On August 5th, 1962, Mandela was arrested and sentenced to 5 years in prison. This was due to the fact that he illegally left the country to attend a conference in Ethiopia with African nationalist leaders and visited Oliver Tambo who was exiled in London, the South African government found further fault with the fact that he underwent guerilla training in Algeria and incited a worker’s strike in 1961. However, in July of the following year, the police raided an ANC hideout in a suburb of Johannesburg called Rivonia, and found evidence implicating Mandela and a group of others, and they were put on trial for treason, sabotage and violent conspiracy. Mandela and seven others were subsequently sentenced to life imprisonment.

Nelson Mandela, awaiting sentence in Pretoria, 1964 (b/w photo) / Photo © Spaarnestad
Nelson Mandela, awaiting sentence in Pretoria, 1964 (b/w photo) / Photo © Spaarnestad

Mandela’s Imprisonment

Mandela’s first 18 years of imprisonment were spent in Robben Island Prison, situated off the coast of Cape Town, a former leper colony. The conditions were terrible, punishments brutal, and Mandela was forced to do hard labour in a lime quarry. However, while imprisoned, Mandela gained a law degree from the University of London, mentored other inmates and encouraged peaceful protest. He smuggled out political statements and wrote the first drafts of his autobiography – ‘A long Walk to Freedom’.

During his time in prison, Mandela remained a public figure. Oliver Tambo’s ‘Free Nelson Mandela’ campaign (1980), raised Mandela’s publicity, causing an international outcry for his release and an end to racism in South Africa. With the mounting pressure, the government offered Mandela’s release in exchange for various compromises which Mandela rejected.

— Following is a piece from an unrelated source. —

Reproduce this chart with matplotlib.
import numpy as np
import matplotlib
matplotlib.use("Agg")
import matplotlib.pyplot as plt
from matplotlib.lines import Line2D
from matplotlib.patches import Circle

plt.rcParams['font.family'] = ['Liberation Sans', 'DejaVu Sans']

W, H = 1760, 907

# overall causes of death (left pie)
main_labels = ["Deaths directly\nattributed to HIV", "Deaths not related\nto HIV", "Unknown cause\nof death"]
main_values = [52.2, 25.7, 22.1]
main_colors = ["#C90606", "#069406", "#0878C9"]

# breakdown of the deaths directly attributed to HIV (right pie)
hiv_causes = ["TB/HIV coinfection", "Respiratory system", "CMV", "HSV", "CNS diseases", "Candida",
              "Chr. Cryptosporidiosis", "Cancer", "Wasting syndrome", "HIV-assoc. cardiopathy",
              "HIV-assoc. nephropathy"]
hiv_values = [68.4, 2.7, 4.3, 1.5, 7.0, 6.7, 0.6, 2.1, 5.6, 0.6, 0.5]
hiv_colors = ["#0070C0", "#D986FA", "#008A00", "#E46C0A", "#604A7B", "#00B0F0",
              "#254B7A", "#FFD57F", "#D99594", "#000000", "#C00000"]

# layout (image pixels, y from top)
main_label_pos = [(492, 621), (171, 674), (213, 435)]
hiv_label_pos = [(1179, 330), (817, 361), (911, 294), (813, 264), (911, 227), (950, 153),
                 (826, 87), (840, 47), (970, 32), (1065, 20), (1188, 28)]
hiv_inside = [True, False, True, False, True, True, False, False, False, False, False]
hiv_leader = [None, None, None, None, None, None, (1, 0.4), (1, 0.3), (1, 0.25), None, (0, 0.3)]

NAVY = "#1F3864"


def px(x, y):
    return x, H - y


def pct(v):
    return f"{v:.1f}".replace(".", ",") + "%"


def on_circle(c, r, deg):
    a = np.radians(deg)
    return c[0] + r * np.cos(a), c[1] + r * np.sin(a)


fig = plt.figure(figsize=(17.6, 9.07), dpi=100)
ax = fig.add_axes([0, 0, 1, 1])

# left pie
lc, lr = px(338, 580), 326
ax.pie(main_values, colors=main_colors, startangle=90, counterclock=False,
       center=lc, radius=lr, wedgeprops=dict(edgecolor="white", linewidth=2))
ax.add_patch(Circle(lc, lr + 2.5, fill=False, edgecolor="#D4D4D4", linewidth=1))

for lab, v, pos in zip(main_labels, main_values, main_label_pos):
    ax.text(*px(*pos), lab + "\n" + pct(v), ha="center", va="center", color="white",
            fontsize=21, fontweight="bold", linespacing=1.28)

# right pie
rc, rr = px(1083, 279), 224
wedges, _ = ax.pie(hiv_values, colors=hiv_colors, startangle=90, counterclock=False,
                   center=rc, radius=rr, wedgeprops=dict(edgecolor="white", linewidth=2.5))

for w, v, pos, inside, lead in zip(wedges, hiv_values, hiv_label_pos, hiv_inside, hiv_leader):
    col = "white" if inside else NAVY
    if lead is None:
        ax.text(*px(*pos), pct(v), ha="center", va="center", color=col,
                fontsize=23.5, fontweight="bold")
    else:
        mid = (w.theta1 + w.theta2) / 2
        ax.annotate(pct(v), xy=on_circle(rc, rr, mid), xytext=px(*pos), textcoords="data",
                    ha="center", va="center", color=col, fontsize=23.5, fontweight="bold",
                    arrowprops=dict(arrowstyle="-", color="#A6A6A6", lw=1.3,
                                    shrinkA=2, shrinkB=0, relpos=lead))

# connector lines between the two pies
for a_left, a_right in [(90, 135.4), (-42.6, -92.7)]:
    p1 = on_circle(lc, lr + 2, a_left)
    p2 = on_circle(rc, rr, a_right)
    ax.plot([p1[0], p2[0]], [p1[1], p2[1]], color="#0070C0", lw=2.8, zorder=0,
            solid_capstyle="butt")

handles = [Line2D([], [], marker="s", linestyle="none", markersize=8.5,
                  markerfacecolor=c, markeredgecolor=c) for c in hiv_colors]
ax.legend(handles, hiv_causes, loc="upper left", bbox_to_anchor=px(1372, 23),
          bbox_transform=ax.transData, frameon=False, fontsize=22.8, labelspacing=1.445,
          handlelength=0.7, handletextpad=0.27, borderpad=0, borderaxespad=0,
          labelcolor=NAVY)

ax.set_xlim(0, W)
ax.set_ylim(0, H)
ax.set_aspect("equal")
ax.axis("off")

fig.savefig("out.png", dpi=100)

Germans demonstrating for Nelson Mandela to be freed from prison (b/w photo) / © SZ Photo / Karl-Heinz Egginger
Germans demonstrating for Nelson Mandela to be freed from prison (b/w photo) / © SZ Photo / Karl-Heinz Egginger

In 1982, Mandela was moved to Pollsmoor Prison, and later in 1988, he was placed under house arrest in a minimum security correctional facility. On February 11th, 1990, the newly elected President F. W. de Klerk, called for Mandela’s release, having lifted the ban on the ANC, and called for a non-racist South Africa.

Mandela’s Presidency

After his release, Mandela led the ANC in their talks with the National Party, in an attempt to end apartheid and obtain a multiracial government. These talks gained Mandela and de Klerk the Nobel Peace Prize in December 1993. In 1994, Mandela and the ANC were elected as the majority party in the 1st multiracial parliamentary elections that took place on April 26th, with Mandela as the 1st black president of South Africa, and de Klerk as his deputy.

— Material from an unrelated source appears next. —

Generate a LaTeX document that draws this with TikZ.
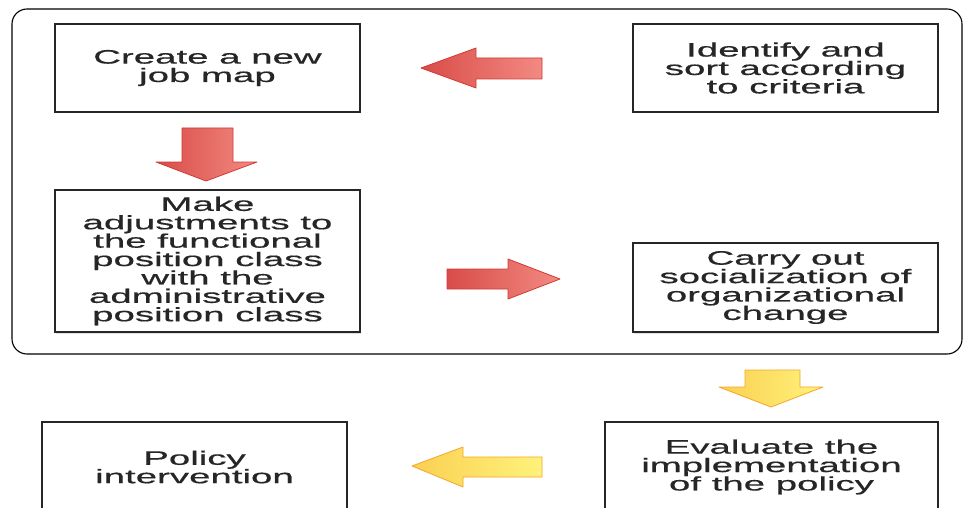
\documentclass[tikz,border=0pt]{standalone}
\usepackage{fontspec}
\setmainfont{Liberation Sans}[FakeStretch=1.97, FakeBold=0.6]
\usetikzlibrary{shadows}
\definecolor{redlo}{HTML}{D94C48}
\definecolor{redhi}{HTML}{F28A82}
\definecolor{redline}{HTML}{D03A36}
\definecolor{yello}{HTML}{FAD052}
\definecolor{yelhi}{HTML}{FFF27C}
\definecolor{yelline}{HTML}{F5A52A}
\tikzset{
  stepbox/.style={draw=black!85, line width=1.4pt, fill=white, align=center,
    inner sep=0pt, text=black!85, font=\fontsize{19.5}{18.4}\selectfont,
    drop shadow={shadow xshift=1pt, shadow yshift=-1.5pt, opacity=0.25}},
  frame/.style={draw=black, line width=1.1pt, rounded corners=15pt},
  redarrow/.style={left color=redlo, right color=redhi, draw=redline, line width=0.8pt, line join=round},
  yelarrow/.style={left color=yello, right color=yelhi, draw=yelline, line width=0.8pt, line join=round}
}
\begin{document}
\begin{tikzpicture}[x=1pt, y=-1pt]
  \useasboundingbox (0,0) rectangle (963,508);
  \clip (0,0) rectangle (963,508);
  \fill[white] (0,0) rectangle (963,508);

  % enclosing frame of the first phase
  \draw[frame] (12,9) rectangle (962,354);

  % process steps
  \node[stepbox, minimum width=305pt, minimum height=88pt] (create) at (207.5,68)
    {Create a new\\job map};
  \node[stepbox, minimum width=305pt, minimum height=88pt] (identify) at (785.5,68)
    {Identify and\\sort according\\to criteria};
  \node[stepbox, minimum width=305pt, minimum height=142pt] (adjust) at (207.5,261)
    {Make\\adjustments to\\the functional\\position class\\with the\\administrative\\position class};
  \node[stepbox, minimum width=305pt, minimum height=89pt] (social) at (785.5,287.5)
    {Carry out\\socialization of\\organizational\\change};
  \node[stepbox, minimum width=305pt, minimum height=90pt] (policy) at (194.5,467)
    {Policy\\intervention};
  \node[stepbox, minimum width=333pt, minimum height=90pt] (evaluate) at (771.5,467)
    {Evaluate the\\implementation\\of the policy};

  % block arrows between the steps
  \path[redarrow] (421,68) -- (476,48) -- (476,58) -- (542,58) -- (542,79)
    -- (476,79) -- (476,88) -- cycle;
  \path[redarrow] (182,128) -- (233,128) -- (233,162) -- (257,162) -- (206,181)
    -- (156,162) -- (182,162) -- cycle;
  \path[redarrow] (447,269) -- (508,269) -- (508,259) -- (560,279) -- (508,299)
    -- (508,289) -- (447,289) -- cycle;
  \path[yelarrow] (745,370) -- (800,370) -- (800,387) -- (823,387) -- (771,407)
    -- (719,387) -- (745,387) -- cycle;
  \path[yelarrow] (412,466) -- (463,447) -- (463,457) -- (542,457) -- (542,477)
    -- (463,477) -- (463,487) -- cycle;
\end{tikzpicture}
\end{document}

President of South Africa, Nelson Mandela with members of the Congressional Black Caucus. Oct. 4, 1994. Standing beside Mandela is Rep. Kweisi Mfume (born Frizzell Gerald Gray), Maryland Congressman / Photo © Everett Collection
President of South Africa, Nelson Mandela with members of the Congressional Black Caucus. Oct. 4, 1994. Standing beside Mandela is Rep. Kweisi Mfume (born Frizzell Gerald Gray), Maryland Congressman / Photo © Everett Collection

During his presidency, Mandela did huge amounts to improve the living standards of black South Africans, end discrimination and advocate human rights. Mandela aimed to create a “rainbow nation at peace with itself and the world.” He retired from politics in 1999 and was replaced by his deputy Thabo Mbeki.

Legacy

During his later years, Mandela remained devoted to campaigning for peace and social justice. He set up the Nelson Mandela Foundation and The Elders, who are a group of public figures dedicated to addressing global problems. Later, he became a supporter of AIDs awareness and treatment programmes, in an attempt to end stigma and ignorance about the disease that is extremely common in South Africa.

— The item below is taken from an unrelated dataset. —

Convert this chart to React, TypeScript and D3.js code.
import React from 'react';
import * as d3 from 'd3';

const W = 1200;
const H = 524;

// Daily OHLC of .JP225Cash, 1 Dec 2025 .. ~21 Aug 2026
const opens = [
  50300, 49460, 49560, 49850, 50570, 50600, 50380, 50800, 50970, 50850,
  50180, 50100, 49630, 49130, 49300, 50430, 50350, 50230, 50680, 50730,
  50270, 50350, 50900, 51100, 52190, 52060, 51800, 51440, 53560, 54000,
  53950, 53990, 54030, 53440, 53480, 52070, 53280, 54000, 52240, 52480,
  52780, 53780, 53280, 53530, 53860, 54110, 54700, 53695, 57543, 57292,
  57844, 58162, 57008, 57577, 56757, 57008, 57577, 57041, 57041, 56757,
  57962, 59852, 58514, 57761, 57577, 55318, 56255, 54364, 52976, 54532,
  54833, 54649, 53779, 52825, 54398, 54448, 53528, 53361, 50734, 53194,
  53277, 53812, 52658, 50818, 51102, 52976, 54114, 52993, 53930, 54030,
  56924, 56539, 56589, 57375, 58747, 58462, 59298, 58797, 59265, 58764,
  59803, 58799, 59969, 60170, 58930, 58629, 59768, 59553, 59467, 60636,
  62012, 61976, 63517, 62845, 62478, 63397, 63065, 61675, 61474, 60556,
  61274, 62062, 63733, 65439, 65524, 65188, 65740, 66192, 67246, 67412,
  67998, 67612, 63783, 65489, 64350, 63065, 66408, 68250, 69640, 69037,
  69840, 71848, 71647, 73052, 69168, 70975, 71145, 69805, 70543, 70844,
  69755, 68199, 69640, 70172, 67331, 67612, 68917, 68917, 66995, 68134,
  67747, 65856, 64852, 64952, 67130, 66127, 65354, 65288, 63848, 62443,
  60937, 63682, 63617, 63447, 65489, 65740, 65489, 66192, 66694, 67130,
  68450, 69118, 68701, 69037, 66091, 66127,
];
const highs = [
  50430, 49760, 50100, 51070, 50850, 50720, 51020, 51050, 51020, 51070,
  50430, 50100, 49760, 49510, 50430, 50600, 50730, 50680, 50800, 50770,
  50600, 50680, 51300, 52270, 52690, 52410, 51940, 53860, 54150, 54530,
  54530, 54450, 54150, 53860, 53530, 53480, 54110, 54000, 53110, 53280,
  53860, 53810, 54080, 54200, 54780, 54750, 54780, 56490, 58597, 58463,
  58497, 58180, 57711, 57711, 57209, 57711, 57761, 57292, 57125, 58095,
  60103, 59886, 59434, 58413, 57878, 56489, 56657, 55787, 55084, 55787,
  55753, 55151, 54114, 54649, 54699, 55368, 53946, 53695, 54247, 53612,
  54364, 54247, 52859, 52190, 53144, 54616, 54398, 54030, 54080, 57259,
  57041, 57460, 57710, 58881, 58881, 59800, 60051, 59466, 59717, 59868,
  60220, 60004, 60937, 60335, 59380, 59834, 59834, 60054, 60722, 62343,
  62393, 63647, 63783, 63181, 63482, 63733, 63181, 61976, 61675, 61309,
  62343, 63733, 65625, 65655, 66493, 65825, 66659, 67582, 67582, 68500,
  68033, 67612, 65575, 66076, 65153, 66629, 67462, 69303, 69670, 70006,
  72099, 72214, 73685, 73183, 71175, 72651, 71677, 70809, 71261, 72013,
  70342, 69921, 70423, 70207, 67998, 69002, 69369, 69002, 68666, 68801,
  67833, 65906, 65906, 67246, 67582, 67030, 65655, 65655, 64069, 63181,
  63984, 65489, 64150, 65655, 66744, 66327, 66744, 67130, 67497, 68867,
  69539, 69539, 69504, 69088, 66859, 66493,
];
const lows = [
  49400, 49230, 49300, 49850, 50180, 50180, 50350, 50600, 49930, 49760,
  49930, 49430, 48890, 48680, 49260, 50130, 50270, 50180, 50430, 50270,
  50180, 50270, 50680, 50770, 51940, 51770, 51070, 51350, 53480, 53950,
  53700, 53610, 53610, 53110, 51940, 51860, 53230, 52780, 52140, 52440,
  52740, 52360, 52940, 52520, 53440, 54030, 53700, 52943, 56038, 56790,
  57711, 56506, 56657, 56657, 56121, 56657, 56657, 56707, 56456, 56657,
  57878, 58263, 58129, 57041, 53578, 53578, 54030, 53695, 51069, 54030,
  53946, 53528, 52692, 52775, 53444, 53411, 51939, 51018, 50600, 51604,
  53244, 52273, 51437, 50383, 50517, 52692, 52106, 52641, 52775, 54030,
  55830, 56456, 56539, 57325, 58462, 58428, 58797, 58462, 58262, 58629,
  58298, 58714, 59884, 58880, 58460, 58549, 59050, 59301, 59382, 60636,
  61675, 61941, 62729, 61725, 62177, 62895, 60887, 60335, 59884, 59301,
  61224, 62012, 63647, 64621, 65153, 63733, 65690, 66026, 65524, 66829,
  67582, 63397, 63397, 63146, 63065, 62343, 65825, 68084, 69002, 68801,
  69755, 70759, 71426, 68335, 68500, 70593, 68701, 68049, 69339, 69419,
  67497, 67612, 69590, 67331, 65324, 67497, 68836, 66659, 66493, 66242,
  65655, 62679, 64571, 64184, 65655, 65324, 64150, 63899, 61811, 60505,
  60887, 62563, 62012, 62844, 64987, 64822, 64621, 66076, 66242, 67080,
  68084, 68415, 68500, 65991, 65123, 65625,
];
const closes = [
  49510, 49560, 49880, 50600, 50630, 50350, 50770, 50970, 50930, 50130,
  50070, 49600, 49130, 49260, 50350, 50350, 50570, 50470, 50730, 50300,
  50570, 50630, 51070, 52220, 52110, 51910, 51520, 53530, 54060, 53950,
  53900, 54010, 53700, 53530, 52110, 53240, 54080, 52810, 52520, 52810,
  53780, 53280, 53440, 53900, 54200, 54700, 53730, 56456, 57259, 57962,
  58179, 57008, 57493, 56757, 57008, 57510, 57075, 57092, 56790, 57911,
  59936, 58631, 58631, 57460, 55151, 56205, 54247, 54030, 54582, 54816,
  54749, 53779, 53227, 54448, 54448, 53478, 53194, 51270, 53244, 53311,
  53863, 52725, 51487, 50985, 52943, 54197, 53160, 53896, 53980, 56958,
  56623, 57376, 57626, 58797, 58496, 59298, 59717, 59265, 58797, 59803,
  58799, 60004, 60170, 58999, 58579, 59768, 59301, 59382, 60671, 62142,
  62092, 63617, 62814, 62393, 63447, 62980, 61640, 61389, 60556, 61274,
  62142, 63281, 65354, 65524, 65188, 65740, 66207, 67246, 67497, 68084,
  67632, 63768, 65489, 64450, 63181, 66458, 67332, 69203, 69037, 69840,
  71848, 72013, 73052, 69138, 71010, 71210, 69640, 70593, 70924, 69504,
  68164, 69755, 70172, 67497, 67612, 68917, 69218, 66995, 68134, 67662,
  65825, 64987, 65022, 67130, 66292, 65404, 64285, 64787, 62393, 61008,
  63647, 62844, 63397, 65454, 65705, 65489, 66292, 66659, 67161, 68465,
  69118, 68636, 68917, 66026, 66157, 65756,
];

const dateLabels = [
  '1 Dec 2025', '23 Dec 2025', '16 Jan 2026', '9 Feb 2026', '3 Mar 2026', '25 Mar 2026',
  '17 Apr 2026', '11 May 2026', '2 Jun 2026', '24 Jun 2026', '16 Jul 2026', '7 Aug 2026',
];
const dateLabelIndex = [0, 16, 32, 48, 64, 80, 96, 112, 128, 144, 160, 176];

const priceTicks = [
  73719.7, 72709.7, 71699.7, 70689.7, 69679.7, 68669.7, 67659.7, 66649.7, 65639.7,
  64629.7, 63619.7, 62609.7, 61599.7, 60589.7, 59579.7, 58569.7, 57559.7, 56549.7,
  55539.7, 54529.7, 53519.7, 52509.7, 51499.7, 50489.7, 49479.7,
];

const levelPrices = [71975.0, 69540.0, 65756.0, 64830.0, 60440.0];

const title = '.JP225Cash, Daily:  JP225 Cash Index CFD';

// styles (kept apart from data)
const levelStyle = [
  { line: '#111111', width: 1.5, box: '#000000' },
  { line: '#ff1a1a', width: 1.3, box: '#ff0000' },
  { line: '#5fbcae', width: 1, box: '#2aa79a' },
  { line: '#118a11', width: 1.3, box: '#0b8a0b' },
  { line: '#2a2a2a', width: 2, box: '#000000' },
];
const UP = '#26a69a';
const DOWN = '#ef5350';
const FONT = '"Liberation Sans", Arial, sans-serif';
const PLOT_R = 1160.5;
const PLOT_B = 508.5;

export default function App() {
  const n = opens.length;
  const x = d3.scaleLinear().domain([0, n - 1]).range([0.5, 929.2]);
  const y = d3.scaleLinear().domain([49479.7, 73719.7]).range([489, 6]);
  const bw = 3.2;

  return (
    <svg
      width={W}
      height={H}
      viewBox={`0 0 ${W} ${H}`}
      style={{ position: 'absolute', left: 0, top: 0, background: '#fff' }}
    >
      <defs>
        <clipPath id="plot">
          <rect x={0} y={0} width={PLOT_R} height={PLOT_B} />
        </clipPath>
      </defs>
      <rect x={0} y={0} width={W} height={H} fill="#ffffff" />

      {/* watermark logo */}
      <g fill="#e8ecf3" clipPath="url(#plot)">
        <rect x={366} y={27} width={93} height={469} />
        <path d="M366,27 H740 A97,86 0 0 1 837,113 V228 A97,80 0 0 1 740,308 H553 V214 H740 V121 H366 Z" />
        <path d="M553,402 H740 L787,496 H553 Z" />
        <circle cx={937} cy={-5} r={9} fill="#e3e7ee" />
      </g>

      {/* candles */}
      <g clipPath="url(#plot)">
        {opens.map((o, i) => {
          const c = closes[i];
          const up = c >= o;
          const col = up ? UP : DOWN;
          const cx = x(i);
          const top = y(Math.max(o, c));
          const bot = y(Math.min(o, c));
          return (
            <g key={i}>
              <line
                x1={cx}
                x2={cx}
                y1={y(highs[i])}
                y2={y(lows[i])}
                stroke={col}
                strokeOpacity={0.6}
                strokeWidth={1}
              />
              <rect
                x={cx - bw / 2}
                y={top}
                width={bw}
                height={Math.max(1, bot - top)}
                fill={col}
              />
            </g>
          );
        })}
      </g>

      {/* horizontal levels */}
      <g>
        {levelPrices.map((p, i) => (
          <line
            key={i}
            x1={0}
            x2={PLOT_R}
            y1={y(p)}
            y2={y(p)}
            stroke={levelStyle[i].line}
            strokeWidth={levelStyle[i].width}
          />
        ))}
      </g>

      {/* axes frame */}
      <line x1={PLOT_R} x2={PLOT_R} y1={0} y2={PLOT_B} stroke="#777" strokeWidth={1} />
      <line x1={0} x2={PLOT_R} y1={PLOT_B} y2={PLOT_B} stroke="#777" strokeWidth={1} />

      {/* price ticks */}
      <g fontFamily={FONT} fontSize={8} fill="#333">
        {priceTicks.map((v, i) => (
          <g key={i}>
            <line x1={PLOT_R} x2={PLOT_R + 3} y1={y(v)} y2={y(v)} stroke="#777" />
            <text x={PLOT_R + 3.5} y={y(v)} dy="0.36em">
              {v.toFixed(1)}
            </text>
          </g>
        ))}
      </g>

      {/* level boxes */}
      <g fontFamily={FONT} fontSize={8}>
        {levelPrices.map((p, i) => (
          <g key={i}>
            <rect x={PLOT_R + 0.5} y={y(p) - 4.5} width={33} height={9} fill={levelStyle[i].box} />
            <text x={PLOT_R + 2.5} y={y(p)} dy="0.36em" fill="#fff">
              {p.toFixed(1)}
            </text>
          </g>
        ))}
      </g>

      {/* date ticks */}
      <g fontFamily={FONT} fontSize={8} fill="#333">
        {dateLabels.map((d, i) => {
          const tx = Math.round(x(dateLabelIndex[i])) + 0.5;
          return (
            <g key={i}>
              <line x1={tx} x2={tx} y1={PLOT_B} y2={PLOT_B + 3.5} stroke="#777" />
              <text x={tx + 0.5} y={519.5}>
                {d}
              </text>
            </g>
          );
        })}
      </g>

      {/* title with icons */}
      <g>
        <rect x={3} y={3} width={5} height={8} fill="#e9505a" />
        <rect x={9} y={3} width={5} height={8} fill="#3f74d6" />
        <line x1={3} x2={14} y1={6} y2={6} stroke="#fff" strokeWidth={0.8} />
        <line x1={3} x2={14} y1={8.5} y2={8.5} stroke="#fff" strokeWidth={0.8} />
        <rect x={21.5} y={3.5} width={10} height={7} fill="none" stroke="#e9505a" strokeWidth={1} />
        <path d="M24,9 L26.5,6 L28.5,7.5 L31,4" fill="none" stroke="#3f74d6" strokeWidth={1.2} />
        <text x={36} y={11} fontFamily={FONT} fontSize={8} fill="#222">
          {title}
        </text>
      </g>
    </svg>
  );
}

Statue of Nelson Mandela, Westminster, London (photo) / © Peter Phipp/Travelshots
Statue of Nelson Mandela, Westminster, London (photo) / © Peter Phipp/Travelshots

As he aged, Mandela began to gradually withdraw from public life, due to health problems and frailty. In 2009, the United Nations declared “Nelson Mandela International Day” on the 18th of July, in recognition of Mandela’s efforts to democracy, human rights and peace around the world.

Nelson Mandela died aged 95, on December 5th 2013.